Abstract

Serum copper and zinc levels were measured in 84 treated male epileptics, aged between 6 and 18 years, by an atomic absorption spectroscopic method. These patients were selected randomly from a residential special school. Twenty drug-free healthy but educationally subnormal (ESN) male subjects of similar age group from the same school acted as controls. No abnormality in serum zinc level was observed. In nineteen (22.6%) epileptics, copper levels were above the upper level of normal range (20.5 mumol/l), whereas this was only marginally elevated (20.8 mumol/l) in one (5%) ESN subject. The mean copper level in all epileptics was higher than the controls (P less than 0.01), but there was no difference between the epileptics treated with sodium valproate alone and the ESN group. The patients who were receiving carbamazepine either as monotherapy or in combination with other drugs except phenytoin, had higher mean copper levels than the controls (P less than 0.01).
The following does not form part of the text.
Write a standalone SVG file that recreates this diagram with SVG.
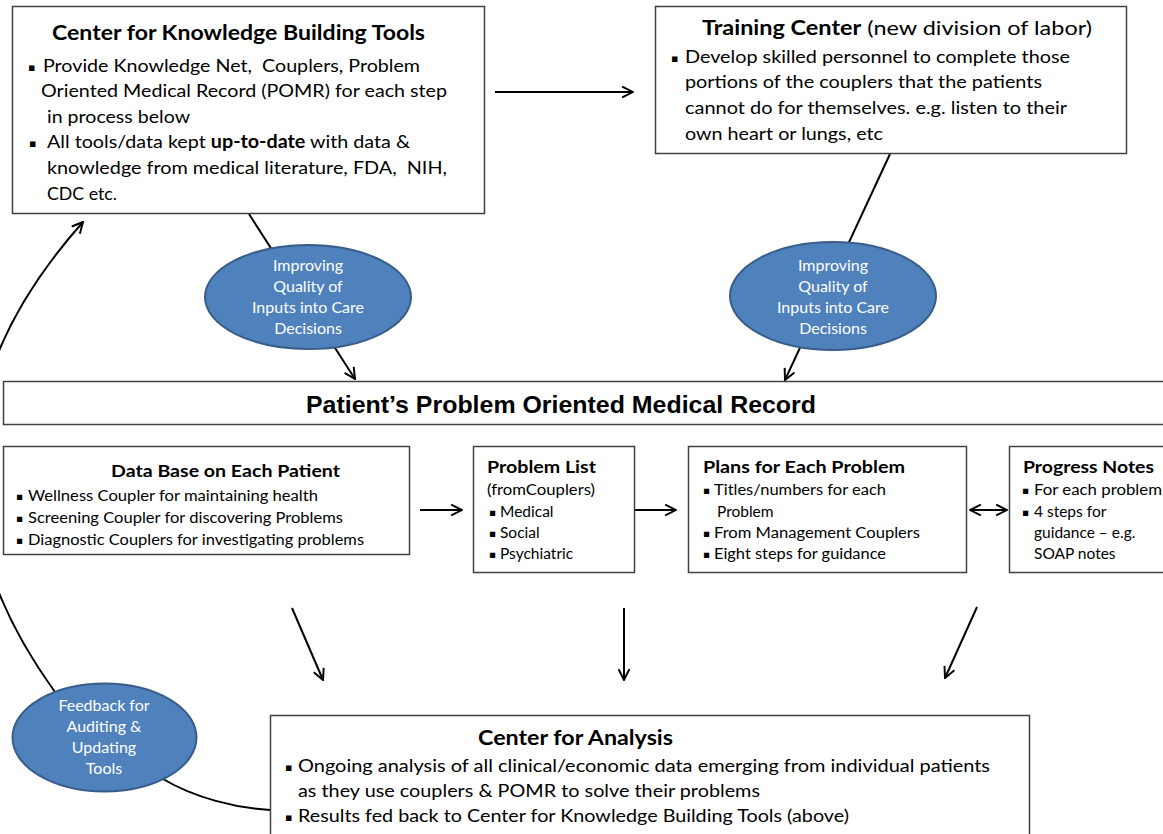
<svg xmlns="http://www.w3.org/2000/svg" width="1163" height="834" viewBox="0 0 1163 834">
<style>
text{font-family:Lato,"Open Sans","DejaVu Sans",sans-serif;fill:#000}
.box{fill:#fff;stroke:#404040;stroke-width:1.5}
.ell{fill:#4F81BD;stroke:#385D8A;stroke-width:2}
.et{fill:#fff;font-size:16px;text-anchor:middle}
.t1{font-size:21px;font-weight:bold}
.b1{font-size:18.2px}
.t2{font-size:17px;font-weight:bold}
.b2{font-size:15.5px}
.bul{font-family:"DejaVu Sans",sans-serif;font-size:11px}
.bul2{font-family:"DejaVu Sans",sans-serif;font-size:10.5px}
.con{fill:none;stroke:#000;stroke-width:2}
.ar{marker-end:url(#arr)}
</style>
<defs>
<marker id="arr" viewBox="0 0 12 12" refX="11" refY="6" markerWidth="13" markerHeight="13" markerUnits="userSpaceOnUse" orient="auto-start-reverse">
<path d="M1,1 L11,6 L1,11" fill="none" stroke="#000" stroke-width="1.8"/>
</marker>
</defs>
<rect width="1163" height="834" fill="#fff"/>

<g id="connectors">
<line class="con ar" x1="495" y1="92" x2="633" y2="92"/>
<line class="con ar" x1="249" y1="214" x2="355" y2="379"/>
<line class="con ar" x1="890" y1="154" x2="785" y2="380"/>
<line class="con ar" x1="420" y1="510" x2="462" y2="510"/>
<line class="con ar" x1="635" y1="510" x2="676" y2="510"/>
<line class="con" x1="970" y1="510" x2="1007" y2="510" marker-start="url(#arr)" marker-end="url(#arr)"/>
<line class="con ar" x1="292" y1="608" x2="323" y2="680"/>
<line class="con ar" x1="624" y1="608" x2="624" y2="680"/>
<line class="con ar" x1="977" y1="607" x2="945" y2="678"/>
<path class="con" d="M270,810 C236,808 195,798 163,779"/>
<path class="con ar" d="M55,692 Q-120,450 83,222"/>
</g>

<g id="knowledge-tools">
<rect class="box" x="12.5" y="6.5" width="472" height="207"/>
<text class="t1" x="52" y="40" textLength="373" lengthAdjust="spacingAndGlyphs">Center for Knowledge Building Tools</text>
<text class="bul" x="28" y="71">▪</text>
<text class="b1" x="43" y="72" textLength="377" lengthAdjust="spacingAndGlyphs" xml:space="preserve">Provide Knowledge Net,  Couplers, Problem</text>
<text class="b1" x="41" y="97" textLength="406" lengthAdjust="spacingAndGlyphs">Oriented Medical Record (POMR) for each step</text>
<text class="b1" x="47" y="123" textLength="143" lengthAdjust="spacingAndGlyphs">in process below</text>
<text class="bul" x="29" y="147">▪</text>
<text class="b1" x="47" y="148" textLength="363" lengthAdjust="spacingAndGlyphs">All tools/data kept <tspan font-weight="bold">up-to-date</tspan> with data &amp;</text>
<text class="b1" x="47" y="174" textLength="400" lengthAdjust="spacingAndGlyphs" xml:space="preserve">knowledge from medical literature, FDA,  NIH,</text>
<text class="b1" x="47" y="200" textLength="70" lengthAdjust="spacingAndGlyphs">CDC etc.</text>
</g>

<g id="training-center">
<rect class="box" x="655.5" y="6.5" width="471" height="147"/>
<text class="b1" x="702" y="35" textLength="390" lengthAdjust="spacingAndGlyphs" style="font-size:20px"><tspan font-weight="bold">Training Center</tspan> (new division of labor)</text>
<text class="bul" x="671" y="62">▪</text>
<text class="b1" x="685" y="63" textLength="385" lengthAdjust="spacingAndGlyphs">Develop skilled personnel to complete those</text>
<text class="b1" x="685" y="88" textLength="357" lengthAdjust="spacingAndGlyphs">portions of the couplers that the patients</text>
<text class="b1" x="685" y="114" textLength="382" lengthAdjust="spacingAndGlyphs">cannot do for themselves. e.g. listen to their</text>
<text class="b1" x="685" y="140" textLength="198" lengthAdjust="spacingAndGlyphs">own heart or lungs, etc</text>
</g>

<g id="improving-left">
<ellipse class="ell" cx="308" cy="297" rx="103" ry="52"/>
<text class="et" x="308" y="271">Improving</text>
<text class="et" x="308" y="292">Quality of</text>
<text class="et" x="308" y="313">Inputs into Care</text>
<text class="et" x="308" y="334">Decisions</text>
</g>

<g id="improving-right">
<ellipse class="ell" cx="833" cy="296" rx="103" ry="54"/>
<text class="et" x="833" y="271">Improving</text>
<text class="et" x="833" y="292">Quality of</text>
<text class="et" x="833" y="313">Inputs into Care</text>
<text class="et" x="833" y="334">Decisions</text>
</g>

<g id="pomr">
<rect class="box" x="3.5" y="381.5" width="1170" height="43"/>
<text x="306" y="413" textLength="510" lengthAdjust="spacingAndGlyphs" style="font-family:'Liberation Sans',Arial,sans-serif;font-weight:bold;font-size:24px">Patient’s Problem Oriented Medical Record</text>
</g>

<g id="database">
<rect class="box" x="3.5" y="446.5" width="406" height="108"/>
<text class="t2" x="111" y="477" textLength="229" lengthAdjust="spacingAndGlyphs">Data Base on Each Patient</text>
<text class="bul2" x="16" y="500">▪</text>
<text class="b2" x="28" y="501" textLength="290" lengthAdjust="spacingAndGlyphs">Wellness Coupler for maintaining health</text>
<text class="bul2" x="16" y="522">▪</text>
<text class="b2" x="28" y="523" textLength="315" lengthAdjust="spacingAndGlyphs">Screening Coupler for discovering Problems</text>
<text class="bul2" x="16" y="544">▪</text>
<text class="b2" x="28" y="545" textLength="336" lengthAdjust="spacingAndGlyphs">Diagnostic Couplers for investigating problems</text>
</g>

<g id="problem-list">
<rect class="box" x="473.5" y="446.5" width="161" height="126"/>
<text class="t2" x="487" y="473" textLength="109" lengthAdjust="spacingAndGlyphs">Problem List</text>
<text class="b2" x="487" y="495" textLength="108" lengthAdjust="spacingAndGlyphs">(fromCouplers)</text>
<text class="bul2" x="489" y="516">▪</text>
<text class="b2" x="500" y="517">Medical</text>
<text class="bul2" x="489" y="537">▪</text>
<text class="b2" x="500" y="538">Social</text>
<text class="bul2" x="489" y="558">▪</text>
<text class="b2" x="500" y="559">Psychiatric</text>
</g>

<g id="plans">
<rect class="box" x="688.5" y="446.5" width="278" height="126"/>
<text class="t2" x="703" y="473" textLength="202" lengthAdjust="spacingAndGlyphs">Plans for Each Problem</text>
<text class="bul2" x="703" y="494">▪</text>
<text class="b2" x="714" y="495" textLength="172" lengthAdjust="spacingAndGlyphs">Titles/numbers for each</text>
<text class="b2" x="717" y="517">Problem</text>
<text class="bul2" x="703" y="537">▪</text>
<text class="b2" x="714" y="538" textLength="206" lengthAdjust="spacingAndGlyphs">From Management Couplers</text>
<text class="bul2" x="703" y="558">▪</text>
<text class="b2" x="714" y="559" textLength="172" lengthAdjust="spacingAndGlyphs">Eight steps for guidance</text>
</g>

<g id="progress-notes">
<rect class="box" x="1009.5" y="446.5" width="170" height="126"/>
<text class="t2" x="1023" y="473" textLength="131" lengthAdjust="spacingAndGlyphs">Progress Notes</text>
<text class="bul2" x="1022" y="494">▪</text>
<text class="b2" x="1034" y="495" textLength="128" lengthAdjust="spacingAndGlyphs">For each problem</text>
<text class="bul2" x="1022" y="516">▪</text>
<text class="b2" x="1034" y="517">4 steps for</text>
<text class="b2" x="1034" y="538">guidance – e.g.</text>
<text class="b2" x="1034" y="559">SOAP notes</text>
</g>

<g id="feedback">
<ellipse class="ell" cx="104.5" cy="737.5" rx="92" ry="54"/>
<text class="et" x="104" y="711">Feedback for</text>
<text class="et" x="104" y="732">Auditing &amp;</text>
<text class="et" x="104" y="753">Updating</text>
<text class="et" x="104" y="774">Tools</text>
</g>

<g id="analysis">
<rect class="box" x="270.5" y="715.5" width="759" height="130"/>
<text class="t1" x="478" y="745" textLength="195" lengthAdjust="spacingAndGlyphs" style="font-size:20px">Center for Analysis</text>
<text class="bul" x="285" y="771">▪</text>
<text class="b1" x="298" y="772" textLength="692" lengthAdjust="spacingAndGlyphs">Ongoing analysis of all clinical/economic data emerging from individual patients</text>
<text class="b1" x="298" y="797" textLength="462" lengthAdjust="spacingAndGlyphs">as they use couplers &amp; POMR to solve their problems</text>
<text class="bul" x="285" y="821">▪</text>
<text class="b1" x="298" y="822" textLength="551" lengthAdjust="spacingAndGlyphs">Results fed back to Center for Knowledge Building Tools (above)</text>
</g>
</svg>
A similar observation was made in relation with phenytoin polytherapy (but excluding carbamazepine). There also appeared to be an association between the high serum copper levels and diffuse/generalized electroencephalographic changes (P less than 0.001). Some antiepileptic drugs, particularly carbamazepine, can produce such electroencephalographic abnormalities. It is concluded that hypercupraemia observed in these treated epileptics were related to the induction of caeruloplasmin synthesis by phenytoin and carbamazepine.